Many words in Japanese are actually compound words.  For example, 美味しい means “delicious”, but the words separately mean something like “beautiful taste”.  電車 means “train” (or that’s how it’s taught in Japanese Level Up), but the kanji separately mean “electric train”.  But 大丈夫 is not really a compound word, it means something entirely different than the three kanji separately would indicate.

So is it reasonable to teach “oishii” as “delicious”?  Is it reasonable to teach “densha” as “train”?  Or are we losing something in translation because we’re trying to force compound words with separate meanings into one English word, and losing something in context?

“Beautiful taste”, for example, is rather poetic, and is something I would expect from a society that has a very well refined and historic sense of beauty.  It says a lot about how they see food, and even so, the human experience.  But “delicious”, to us, just means something tastes good.  Or even very good.  There’s no poetry in it.  So it feels as if we’re forcing their poetry into our language, and losing a major sense of the Japanese culture while we’re at it.

This is becoming a major frustration in learning Japanese, and I’m starting to think that learning it by translating into English (even using words like “delicious” or “train” just doesn’t work.  I’m not advocating an approach like Rosetta Stone, don’t get me wrong, as their approach is frustrating and insufficient in its own way, but I am saying that I feel like I’m losing something from Japanese by trying to force kanji (and compound words) into an English mold.
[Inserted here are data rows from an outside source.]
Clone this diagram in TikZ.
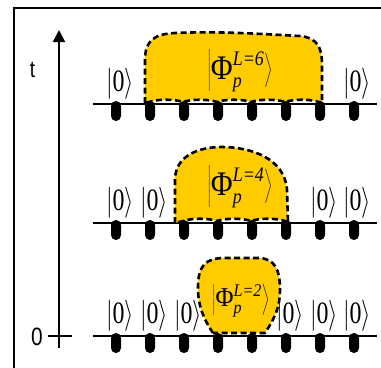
\RequirePackage{fix-cm}
\documentclass[tikz,border=0pt]{standalone}
\usepackage{graphicx}
\usepackage{fontspec}
\setmainfont{Liberation Serif}
\newfontfamily\sansf{Liberation Sans}
\usetikzlibrary{arrows.meta}
\definecolor{blobyellow}{RGB}{255,204,0}
\newcommand{\zket}{\scalebox{1}[1.3]{$|\mbox{0}\rangle$}}
\newcommand{\phiket}[2]{$\left|\mbox{Φ}^{\mbox{\fontsize{#2}{#2}\selectfont\itshape #1}}_{\mbox{\fontsize{#2}{#2}\selectfont\itshape p}}\right\rangle$}
\begin{document}
\begin{tikzpicture}[x=1bp,y=-1bp,
  frame/.style={line width=1.8bp},
  axisline/.style={line width=2bp},
  chain/.style={line width=2bp},
  site/.style={fill=black, rounded corners=4.9bp},
  blob/.style={fill=blobyellow, draw=black, line width=2.6bp, dash pattern=on 6bp off 3.5bp},
  ket/.style={font=\fontsize{24}{24}\selectfont, inner sep=0pt},
  bigket/.style={font=\fontsize{30}{30}\selectfont, inner sep=0pt},
  lab/.style={font=\sansf\fontsize{19}{19}\selectfont, inner sep=0pt}]
\useasboundingbox (0,0) rectangle (381,368);
% frame
\draw[frame] (381,8) -- (14,8) -- (14,368);
% time axis
\coordinate (abot) at (59,348);
\coordinate (atop) at (59,30);
\draw[axisline,-{Triangle[length=12bp,width=12bp]}] (abot) -- (atop);
\coordinate (tickl) at (48,336);
\coordinate (tickr) at (72,336);
\draw[axisline] (tickl) -- (tickr);
\node[lab] (tlab) at (32.5,70) {\scalebox{1}[1.25]{t}};
\node[lab,font=\sansf\fontsize{21}{21}\selectfont] (zlab) at (37,337) {\scalebox{1}[1.2]{0}};
% chains
\foreach \y/\n in {104/a,223/b,336/c}{
  \coordinate (\n L) at (93,\y);
  \coordinate (\n R) at (377,\y);
  \draw[chain] (\n L) -- (\n R);
}
% blobs
\path[blob] (145,103) -- (145,60) .. controls (145,40) and (155,34) .. (175,33)
  .. controls (220,31) and (260,34) .. (300,36) .. controls (318,38) and (322,48) .. (322,65)
  -- (322,103) -- (319,102) .. controls (311,99) and (293,99) .. (285,102)
  .. controls (277,99) and (259,99) .. (251,102) .. controls (243,99) and (225,99) .. (217,102)
  .. controls (209,99) and (191,99) .. (183,102) .. controls (175,99) and (157,99) .. (149,102)
  -- cycle;
\path[blob] (175,223) -- (175,180) .. controls (175,158) and (195,147) .. (222,147)
  .. controls (250,147) and (285,158) .. (287,190) -- (288,223) -- (285,221)
  .. controls (277,218) and (259,218) .. (251,221) .. controls (243,218) and (225,218) .. (217,221)
  .. controls (209,218) and (191,218) .. (183,221) -- cycle;
\path[blob] (213,333) .. controls (203,318) and (198,305) .. (198,288)
  .. controls (198,266) and (205,258) .. (225,258) -- (258,258)
  .. controls (275,258) and (280,270) .. (280,290) .. controls (280,310) and (272,322) .. (265,333) -- cycle;
% sites
\foreach \y in {104,223,336}{
  \foreach \i in {0,...,7}{
    \pgfmathsetmacro{\sx}{116+34*\i}
    \fill[site] (\sx-5,\y-3) rectangle (\sx+5,\y+17);
  }
}
% kets
\node[ket] (k1) at (120,84) {\zket};
\node[ket] (k2) at (357,84) {\zket};
\node[ket] (k3) at (120,203) {\zket};
\node[ket] (k4) at (154,203) {\zket};
\node[ket] (k5) at (324,203) {\zket};
\node[ket] (k6) at (357,203) {\zket};
\node[ket] (k7) at (120,316) {\zket};
\node[ket] (k8) at (154,316) {\zket};
\node[ket] (k9) at (188,316) {\zket};
\node[ket] (k10) at (290,316) {\zket};
\node[ket] (k11) at (324,316) {\zket};
\node[ket] (k12) at (357,316) {\zket};
\node[bigket] (p6) at (240,71) {\scalebox{1}[1.15]{\phiket{L=6}{18}}};
\node[bigket] (p4) at (240,187) {\scalebox{1}[1.15]{\phiket{L=4}{18}}};
\node[bigket,font=\fontsize{26}{26}\selectfont] (p2) at (241,301) {\scalebox{0.95}[1.05]{\phiket{L=2}{17}}};
\end{tikzpicture}
\end{document}
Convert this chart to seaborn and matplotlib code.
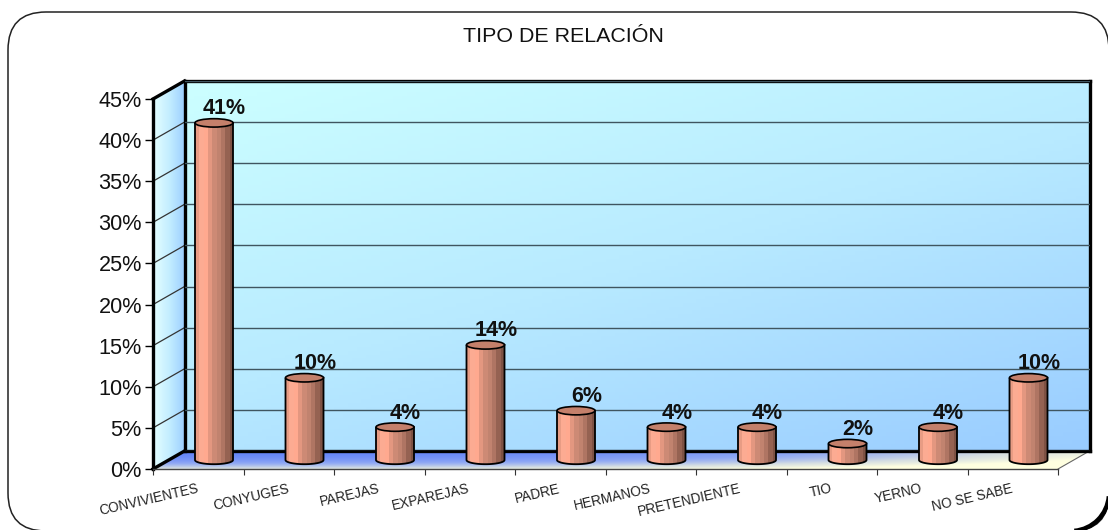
import numpy as np
import pandas as pd
import matplotlib
matplotlib.use("Agg")
import matplotlib.pyplot as plt
import seaborn as sns
from matplotlib.colors import LinearSegmentedColormap
from matplotlib.patches import FancyBboxPatch, Polygon, PathPatch, Ellipse, Arc
from matplotlib.path import Path

categories = ["CONVIVIENTES", "CONYUGES", "PAREJAS", "EXPAREJAS", "PADRE",
              "HERMANOS", "PRETENDIENTE", "TIO", "YERNO", "NO SE SABE"]
values = [41, 10, 4, 14, 6, 4, 4, 2, 4, 10]
y_ticks = [0, 5, 10, 15, 20, 25, 30, 35, 40, 45]
title = "TIPO DE RELACIÓN"

sns.set_theme(style="white")
plt.rcParams["font.family"] = ["Liberation Sans", "DejaVu Sans"]

W, H = 1108, 530
fig = plt.figure(figsize=(W / 100, H / 100), dpi=100, facecolor="white")


def axes_px(x0, x1, ytop, ybot, z):
    a = fig.add_axes([x0 / W, 1 - ybot / H, (x1 - x0) / W, (ybot - ytop) / H])
    a.set_zorder(z)
    a.patch.set_visible(False)
    return a


FX0, FX1, FY0, FY45 = 153, 1058, 469, 99
DX, DY = 31.5, 18

# decoration layer in pixel coordinates
bg = axes_px(0, W, 0, H, 0)
bg.set_xlim(0, W)
bg.set_ylim(H, 0)
bg.axis("off")

R = 38
BR, BB = 1109, 531
bg.add_patch(FancyBboxPatch((8 + R, 12 + R), BR - 8 - 2 * R, BB - 12 - 2 * R,
                            boxstyle=f"round,pad={R},rounding_size={R}",
                            fc="white", ec="#222222", lw=1.1, clip_on=True))
bg.add_patch(Arc((BR - R, BB - R), 2 * R, 2 * R, theta1=5, theta2=85, ec="black", lw=3.2))


def grad(ax, xa, xb, ya, yb, arr, cmap, clip):
    im = ax.imshow(arr, extent=(xa, xb, yb, ya), cmap=cmap, vmin=0, vmax=1,
                   aspect="auto", interpolation="bilinear", zorder=1)
    im.set_clip_path(clip)


xx, yy = np.meshgrid(np.linspace(0, 1, 200), np.linspace(0, 1, 100))

# side wall
side_pts = [(FX0, FY0), (FX0 + DX, FY0 - DY), (FX0 + DX, FY45 - DY), (FX0, FY45)]
side = Polygon(side_pts, closed=True, fc="none", ec="none", zorder=1)
bg.add_patch(side)
side_map = LinearSegmentedColormap.from_list("s", ["#E6FFFF", "#C4EEFF", "#9CCFFF"])
grad(bg, FX0, FX0 + DX, FY45 - DY, FY0, xx, side_map, side)

# floor
floor_pts = [(FX0, FY0), (FX0 + DX, FY0 - DY), (FX1 + DX, FY0 - DY), (FX1, FY0)]
floor = Polygon(floor_pts, closed=True, fc="none", ec="none", zorder=1)
bg.add_patch(floor)
floor_map = LinearSegmentedColormap.from_list("f", ["#6485F8", "#8FA8F4", "#D5DEE2", "#FFFFE0"])
grad(bg, FX0, FX1 + DX, FY0 - DY, FY0, np.clip(0.72 * yy ** 2.0 + 0.85 * xx ** 2.6, 0, 1), floor_map, floor)

# side wall grid and thick edges
for t in y_ticks[1:]:
    yp = FY0 - t * (FY0 - FY45) / 45
    bg.plot([FX0, FX0 + DX], [yp, yp - DY], color="#333333", lw=0.9, zorder=2)
for a, b in [((FX0, FY0), (FX0 + DX, FY0 - DY)), ((FX0, FY45), (FX0 + DX, FY45 - DY)),
             ((FX0, FY0), (FX0, FY45))]:
    bg.plot([a[0], b[0]], [a[1], b[1]], color="black", lw=2.4, zorder=3, solid_capstyle="projecting")
bg.plot([FX1, FX1 + DX], [FY0, FY0 - DY], color="#666666", lw=0.8, zorder=3)

# back wall with grid
back = axes_px(FX0 + DX, FX1 + DX, FY45 - DY, FY0 - DY, 1)
wall_map = LinearSegmentedColormap.from_list("w", ["#CCFFFF", "#B8EAFF", "#99CCFF"])
back.imshow((xx * 0.55 + yy * 0.75) / 1.3, extent=(0, 1, 0, 1), cmap=wall_map, vmin=0, vmax=1,
            aspect="auto", transform=back.transAxes, zorder=0)
back.set_xlim(0, 1)
back.set_ylim(0, 45)
back.set_xticks([])
back.set_yticks(y_ticks)
back.tick_params(left=False, labelleft=False)
back.grid(axis="y", color="#3F5560", lw=1.0, zorder=1)
back.set_axisbelow(False)
for s in back.spines.values():
    s.set_visible(True)
    s.set_color("black")
    s.set_linewidth(2.4)

# front plane: axes, ticks, labels
front = axes_px(FX0, FX1, FY45, FY0, 2)
front.set_xlim(-0.5, len(categories) - 0.5)
front.set_ylim(0, 45)
front.set_yticks(y_ticks)
front.set_yticklabels([f"{t}%" for t in y_ticks], fontsize=15.6, color="#111111")
front.tick_params(axis="y", left=True, length=5.5, width=1.0, color="black", pad=2.5)
front.set_xticks(range(len(categories)))
front.set_xticklabels(categories, fontsize=9.8, rotation=13, ha="right",
                      rotation_mode="anchor", va="center", color="#222222")
front.set_xticks(np.arange(len(categories) + 1) - 0.5, minor=True)
front.tick_params(axis="x", which="major", bottom=False, length=0, pad=14)
front.tick_params(axis="x", which="minor", bottom=True, length=4.5, width=0.8, color="#333333")
for k, s in front.spines.items():
    s.set_visible(k == "bottom")
front.spines["bottom"].set_color("#444444")
front.spines["bottom"].set_linewidth(1.0)

# bars, on the plane halfway through the depth
mid = axes_px(FX0 + DX / 2, FX1 + DX / 2, FY45 - DY / 2, FY0 - DY / 2, 3)
df = pd.DataFrame({"categoria": categories, "valor": values})
sns.barplot(data=df, x="categoria", y="valor", color="#C98570", width=0.42, saturation=1,
            ax=mid, edgecolor="none")
mid.set_xlim(-0.5, len(categories) - 0.5)
mid.set_ylim(0, 45)
mid.axis("off")

cyl_map = LinearSegmentedColormap.from_list(
    "c", ["#E89C84", "#FFAE94", "#FFA88E", "#D48E78", "#C78873", "#B87C69", "#9A6555", "#7E5244"])
ry = 4.2 * 45 / (FY0 - FY45)
for bar, v in zip(list(mid.patches), values):
    x0, w = bar.get_x(), bar.get_width()
    cx = x0 + w / 2
    th = np.linspace(np.pi, 2 * np.pi, 40)
    xs = np.r_[x0, cx + w / 2 * np.cos(th), x0 + w, x0]
    ys = np.r_[v, ry * np.sin(th), v, v]
    body = Path(np.c_[xs, ys], closed=False)
    outline = PathPatch(body, fc="none", ec="none", transform=mid.transData, clip_on=False)
    mid.add_patch(outline)
    im = mid.imshow(np.linspace(0, 1, 9)[None, :], extent=(x0, x0 + w, -ry, v), cmap=cyl_map,
                    aspect="auto", interpolation="nearest", zorder=4)
    im.set_clip_box(fig.bbox)
    im.set_clip_path(outline)
    mid.add_patch(PathPatch(body, fc="none", ec="black", lw=1.3, zorder=5, clip_on=False))
    mid.add_patch(Ellipse((cx, v), w, 2 * ry, fc="#C4806B", ec="black", lw=1.2, zorder=6, clip_on=False))
    mid.annotate(f"{v}%", (cx, v), xytext=(7.5, 10), textcoords="offset points", ha="center",
                 va="center", fontsize=15.5, fontweight="bold", color="#111111",
                 zorder=7, annotation_clip=False)
mid.set_xlim(-0.5, len(categories) - 0.5)
mid.set_ylim(0, 45)

fig.text(563 / W, 1 - 36 / H, title, fontsize=15.4, color="#111111", ha="center", va="center")

fig.savefig("out.png", dpi=100, facecolor="white")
Why do we have to learn it as “delicious”?  Why can’t we just use it as “beautiful taste”?  Does that somehow make Japanese easier for us to learn, while blunting the impact of the cultural difference?  Or are we trying to find areas of cultural similiarity to lessen the culture shock (such as “genki desu ka?”) and instead screwing the pooch in the process?  Or am I just overthinking it are these translations perfectly fair?

This would go the other way too, but I’m not sure quite as easily.  To a Japanese, they might have the concept of “delicious”, but the translation to English is one word.  Perhaps they are missing the nuance in our language, that we don’t have a sense of beauty in the sensual aspects of food that they do?  Or again, perhaps I’m overthinking that too.

I don’t know the answer.  This is an exploratory post  But the more I’m learning about Japanese, the more I see some very difficult cultural differences brewing just beneath the surface, and I feel as if those differences may be being deliberately glossed over in the name of learning quickly.  I’m not sure I like that, honestly.